ANATHEMA - The Silent Enigma (Peaceville) - 05/10/2013 @ 22h37
"Pour tous ceux et celles qui ont perdu un être cher."

Voilà, à quelque chose près, la sombre punchline qui trônait en dernière de couv’ d’un Hard’n’Heavy sorti en 1995, si mes souvenirs brumeux ne me trahissent pas. Celle-ci, en quelques mots douloureux mais bien sentis, invitait les lecteurs et lectrices dans la tourmente du deuil à s’abandonner corps et âme à cet album d’ANATHEMA. L’ado tourmenté que j’étais alors, en quête de réponses à d’insolubles questions existentielles, ne pouvait qu’être séduit par une telle invitation.

La mort.

Le doom.

Voyons voir, si je devais résumer cette dualité en une petite annonce… "Batterie monolithique cherche section rythmique désabusée pour copuler dans la détresse et le désarroi. Tristesse, souffrance et désespoir exigés. Une expérience réussie dans le secteur de la thanatopraxie serait un plus. Disponible sur téléphone fixe, après minuit de préférence."

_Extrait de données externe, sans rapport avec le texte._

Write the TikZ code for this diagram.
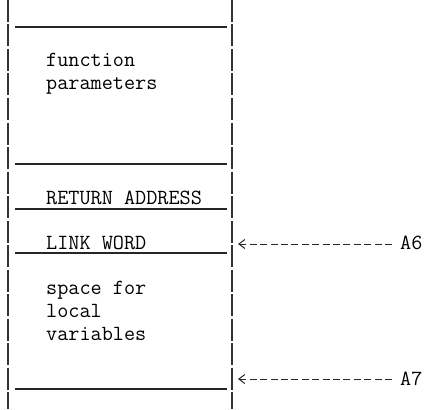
\documentclass[tikz,border=0pt]{standalone}
\usetikzlibrary{arrows.meta}
\begin{document}
\begin{tikzpicture}[x=1pt,y=1pt,
  rule/.style={line width=1.1pt, draw=black!85},
  side/.style={line width=1.1pt, draw=black!80, dash pattern=on 22pt off 2.5pt},
  txt/.style={font=\fontsize{21.6}{23}\selectfont\ttfamily, text=black, inner sep=0pt, anchor=base west, align=left},
  ptr/.style={line width=1pt, draw=black!85, dash pattern=on 7pt off 3.4pt, -{Straight Barb[length=6pt,width=9pt,line width=1pt]}, shorten >=0pt}
]
\useasboundingbox (0,0) rectangle (430,-409);
% side walls
\draw[side] (8,0) -- (8,-409);
\draw[side] (232,0) -- (232,-409);
% horizontal rules
\foreach \yy in {27,164,209,253,389} \draw[rule] (15,-\yy) -- (227,-\yy);
% texts (base = last line's baseline)
\node[txt] (fp) at (46,-90) {function\\parameters};
\node[txt] (ra) at (46,-204) {RETURN ADDRESS};
\node[txt] (lw) at (46,-249) {LINK WORD};
\node[txt] (lv) at (46,-340) {space for\\local\\variables};
% pointers
\node[txt] (a6) at (400,-249) {A6};
\node[txt] (a7) at (400,-385) {A7};
\coordinate (p6) at (238,-244);
\coordinate (p7) at (238,-379);
\draw[ptr] ([xshift=-8pt]a6.west |- p6) -- (p6);
\draw[ptr] ([xshift=-8pt]a7.west |- p7) -- (p7);
\end{tikzpicture}
\end{document}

Comprenez-moi, quelques mois avant cette funeste découverte, j’étais tombé sur l’unique effort de DISEMBOWELMENT (acheté sur la foi d’un descriptif dithyrambique dans le catalogue de Nuclear Blast) et celui-ci faisait la part belle à une lecture organique, rituelle, intransigeante d’un doom-death énigmatique. Mes repères en la matière, alors bornés sur un axe anglo-batave qui s’étendait grossièrement de PARADISE LOST à THE GATHERING, en passant par ENCHANTMENT ou CELESTIAL SEASON, volaient en éclat au contact de ce monstre glacial, inquiétant et organique qu’était "Transcendance Into the Peripheral".

Le contexte de la découverte posé, que pouvais-je donc attendre de ce "Silent Enigma", présenté alors par son label comme le dernier rempart contre l’indicible douleur du deuil ?
Rien de si tragique finalement. Malgré ce funeral marketing de premier ordre, "The Silent Enigma" jouait sur un tout autre terrain, plus classique dans sa composition où il excellait déjà avec "Serenades" : le bon vieux doom-death des familles, musclé mais sensible, soigneusement épilé derrière son épaisse cotte de mailles.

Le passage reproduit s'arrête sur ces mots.